» YOUR TASK:
Extract every line that includes the string "this".

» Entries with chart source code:

◇ ◇ ◇

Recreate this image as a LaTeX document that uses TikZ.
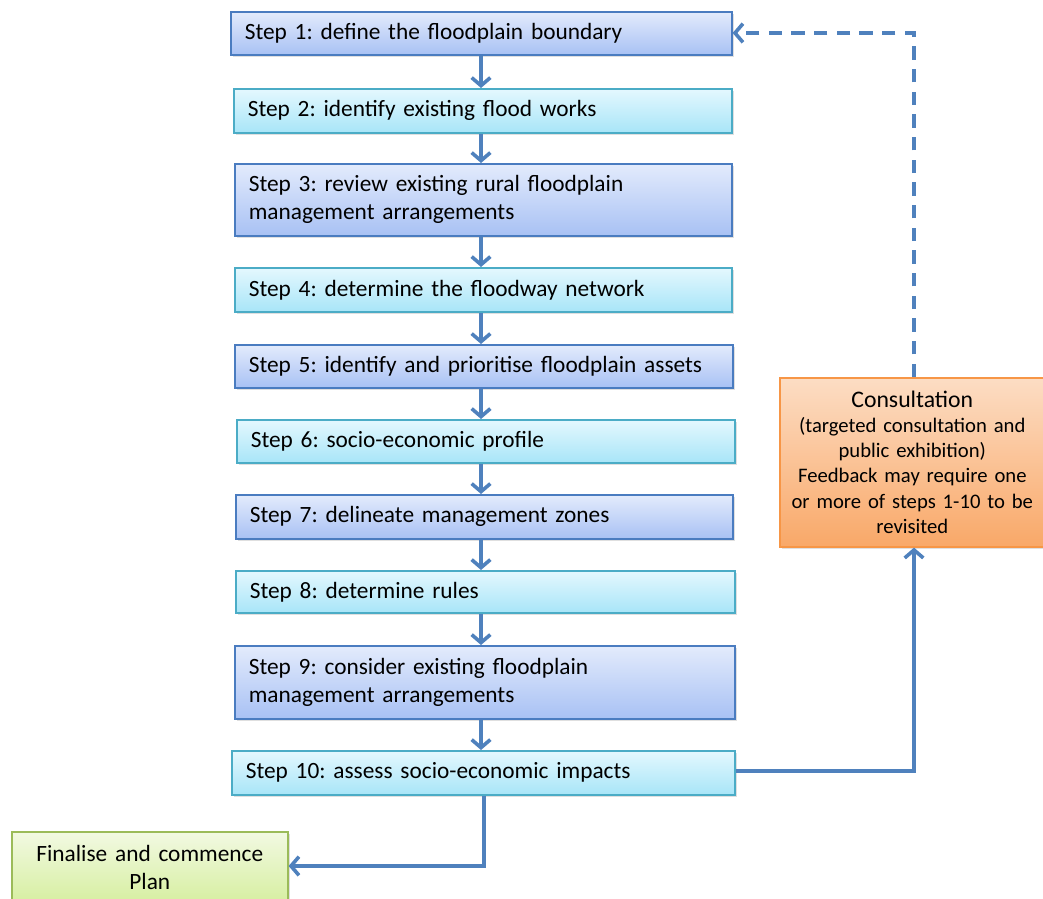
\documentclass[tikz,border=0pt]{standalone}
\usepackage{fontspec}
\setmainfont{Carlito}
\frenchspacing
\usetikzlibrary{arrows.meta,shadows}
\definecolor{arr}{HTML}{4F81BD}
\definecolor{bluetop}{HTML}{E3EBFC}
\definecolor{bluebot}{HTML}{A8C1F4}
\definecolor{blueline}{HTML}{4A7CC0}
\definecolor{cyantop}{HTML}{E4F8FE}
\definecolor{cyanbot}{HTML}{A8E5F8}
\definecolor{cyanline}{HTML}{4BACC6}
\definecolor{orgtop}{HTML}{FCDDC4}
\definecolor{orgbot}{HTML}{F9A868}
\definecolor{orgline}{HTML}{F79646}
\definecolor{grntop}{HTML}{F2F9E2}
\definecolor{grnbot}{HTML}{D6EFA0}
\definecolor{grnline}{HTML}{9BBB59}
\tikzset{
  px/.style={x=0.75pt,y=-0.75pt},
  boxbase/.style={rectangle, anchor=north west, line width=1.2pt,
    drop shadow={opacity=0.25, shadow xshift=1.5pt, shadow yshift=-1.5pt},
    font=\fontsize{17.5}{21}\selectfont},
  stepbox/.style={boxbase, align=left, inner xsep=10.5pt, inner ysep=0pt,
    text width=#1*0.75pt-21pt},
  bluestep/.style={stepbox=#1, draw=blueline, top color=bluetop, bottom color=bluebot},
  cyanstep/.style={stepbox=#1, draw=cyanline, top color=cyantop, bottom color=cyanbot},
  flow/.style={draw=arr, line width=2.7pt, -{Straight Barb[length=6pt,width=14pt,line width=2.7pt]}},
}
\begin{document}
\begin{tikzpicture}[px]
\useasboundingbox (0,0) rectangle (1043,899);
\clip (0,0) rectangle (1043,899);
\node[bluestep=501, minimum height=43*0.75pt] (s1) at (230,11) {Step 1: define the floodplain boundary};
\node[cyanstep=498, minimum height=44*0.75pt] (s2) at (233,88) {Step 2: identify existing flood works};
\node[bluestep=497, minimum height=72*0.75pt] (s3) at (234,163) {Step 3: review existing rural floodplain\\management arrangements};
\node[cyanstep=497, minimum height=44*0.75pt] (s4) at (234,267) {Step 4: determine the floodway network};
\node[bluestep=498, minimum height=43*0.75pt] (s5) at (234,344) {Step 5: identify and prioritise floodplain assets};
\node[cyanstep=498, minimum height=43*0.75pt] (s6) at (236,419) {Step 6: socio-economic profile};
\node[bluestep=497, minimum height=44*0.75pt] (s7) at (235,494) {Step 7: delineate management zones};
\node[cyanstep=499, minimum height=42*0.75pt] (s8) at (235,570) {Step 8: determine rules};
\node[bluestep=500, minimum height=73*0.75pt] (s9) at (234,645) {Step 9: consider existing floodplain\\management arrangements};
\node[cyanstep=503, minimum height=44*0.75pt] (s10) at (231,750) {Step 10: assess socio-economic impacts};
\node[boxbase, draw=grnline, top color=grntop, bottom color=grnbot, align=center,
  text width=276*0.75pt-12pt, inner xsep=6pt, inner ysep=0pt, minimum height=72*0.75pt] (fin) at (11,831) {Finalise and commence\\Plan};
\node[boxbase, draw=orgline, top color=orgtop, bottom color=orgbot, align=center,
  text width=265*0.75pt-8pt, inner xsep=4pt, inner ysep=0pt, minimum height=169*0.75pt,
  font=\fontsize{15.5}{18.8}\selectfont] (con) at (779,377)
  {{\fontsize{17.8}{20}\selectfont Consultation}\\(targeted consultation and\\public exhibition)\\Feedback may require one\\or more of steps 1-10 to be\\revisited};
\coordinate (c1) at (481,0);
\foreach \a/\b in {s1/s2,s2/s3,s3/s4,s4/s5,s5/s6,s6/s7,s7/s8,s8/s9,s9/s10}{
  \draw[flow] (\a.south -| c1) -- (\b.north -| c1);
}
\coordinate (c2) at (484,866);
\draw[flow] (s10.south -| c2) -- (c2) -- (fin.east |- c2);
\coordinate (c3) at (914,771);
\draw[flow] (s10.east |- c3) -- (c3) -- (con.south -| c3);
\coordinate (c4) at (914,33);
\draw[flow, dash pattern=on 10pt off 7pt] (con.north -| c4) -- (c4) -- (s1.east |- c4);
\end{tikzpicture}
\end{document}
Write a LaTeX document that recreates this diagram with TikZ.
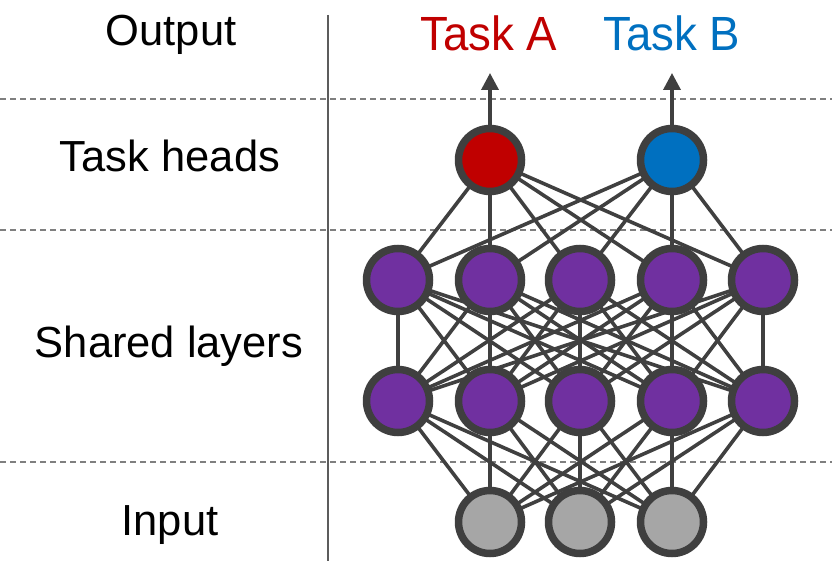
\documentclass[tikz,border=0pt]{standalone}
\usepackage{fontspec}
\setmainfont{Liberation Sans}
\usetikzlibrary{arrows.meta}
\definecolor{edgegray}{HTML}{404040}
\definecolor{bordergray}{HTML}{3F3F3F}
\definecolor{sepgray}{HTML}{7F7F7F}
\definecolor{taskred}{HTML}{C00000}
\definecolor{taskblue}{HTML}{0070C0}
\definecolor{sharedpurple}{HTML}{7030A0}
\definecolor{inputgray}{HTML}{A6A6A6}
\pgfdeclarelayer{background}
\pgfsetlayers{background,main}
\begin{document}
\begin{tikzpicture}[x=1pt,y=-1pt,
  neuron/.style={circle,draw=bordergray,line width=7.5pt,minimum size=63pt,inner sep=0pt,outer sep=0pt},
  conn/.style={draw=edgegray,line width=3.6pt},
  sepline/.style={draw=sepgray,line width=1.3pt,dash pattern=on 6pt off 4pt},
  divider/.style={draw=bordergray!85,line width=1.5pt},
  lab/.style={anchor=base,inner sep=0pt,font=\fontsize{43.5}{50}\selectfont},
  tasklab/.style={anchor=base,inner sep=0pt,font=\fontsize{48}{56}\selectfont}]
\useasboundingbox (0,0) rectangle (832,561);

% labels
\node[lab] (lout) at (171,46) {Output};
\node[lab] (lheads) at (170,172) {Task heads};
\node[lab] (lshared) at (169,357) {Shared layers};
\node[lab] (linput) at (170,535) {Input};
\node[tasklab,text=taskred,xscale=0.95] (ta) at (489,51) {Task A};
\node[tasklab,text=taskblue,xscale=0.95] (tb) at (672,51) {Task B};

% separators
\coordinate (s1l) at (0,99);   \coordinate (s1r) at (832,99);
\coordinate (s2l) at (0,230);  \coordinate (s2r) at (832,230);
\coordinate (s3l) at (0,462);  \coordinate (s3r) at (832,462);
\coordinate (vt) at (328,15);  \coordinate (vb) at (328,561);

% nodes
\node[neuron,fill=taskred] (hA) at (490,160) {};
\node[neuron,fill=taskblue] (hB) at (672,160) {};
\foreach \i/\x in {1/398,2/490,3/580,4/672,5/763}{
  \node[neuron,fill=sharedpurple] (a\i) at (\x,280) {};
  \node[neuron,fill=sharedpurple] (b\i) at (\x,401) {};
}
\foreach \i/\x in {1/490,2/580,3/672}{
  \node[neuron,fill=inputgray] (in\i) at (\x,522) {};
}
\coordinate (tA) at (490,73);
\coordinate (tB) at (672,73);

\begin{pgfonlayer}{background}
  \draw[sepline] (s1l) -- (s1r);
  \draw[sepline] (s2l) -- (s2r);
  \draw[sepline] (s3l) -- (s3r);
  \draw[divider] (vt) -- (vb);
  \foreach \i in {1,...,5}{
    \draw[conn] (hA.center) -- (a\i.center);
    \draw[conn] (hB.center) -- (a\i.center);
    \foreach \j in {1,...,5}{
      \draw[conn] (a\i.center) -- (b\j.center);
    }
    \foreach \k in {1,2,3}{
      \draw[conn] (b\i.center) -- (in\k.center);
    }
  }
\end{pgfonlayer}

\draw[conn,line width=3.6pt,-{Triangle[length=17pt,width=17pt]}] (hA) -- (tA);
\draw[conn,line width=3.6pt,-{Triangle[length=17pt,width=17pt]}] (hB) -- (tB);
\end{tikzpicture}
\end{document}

◇ ◇ ◇

» EXPECTED ANSWER:
Recreate this image as a LaTeX document that uses TikZ.
Write a LaTeX document that recreates this diagram with TikZ.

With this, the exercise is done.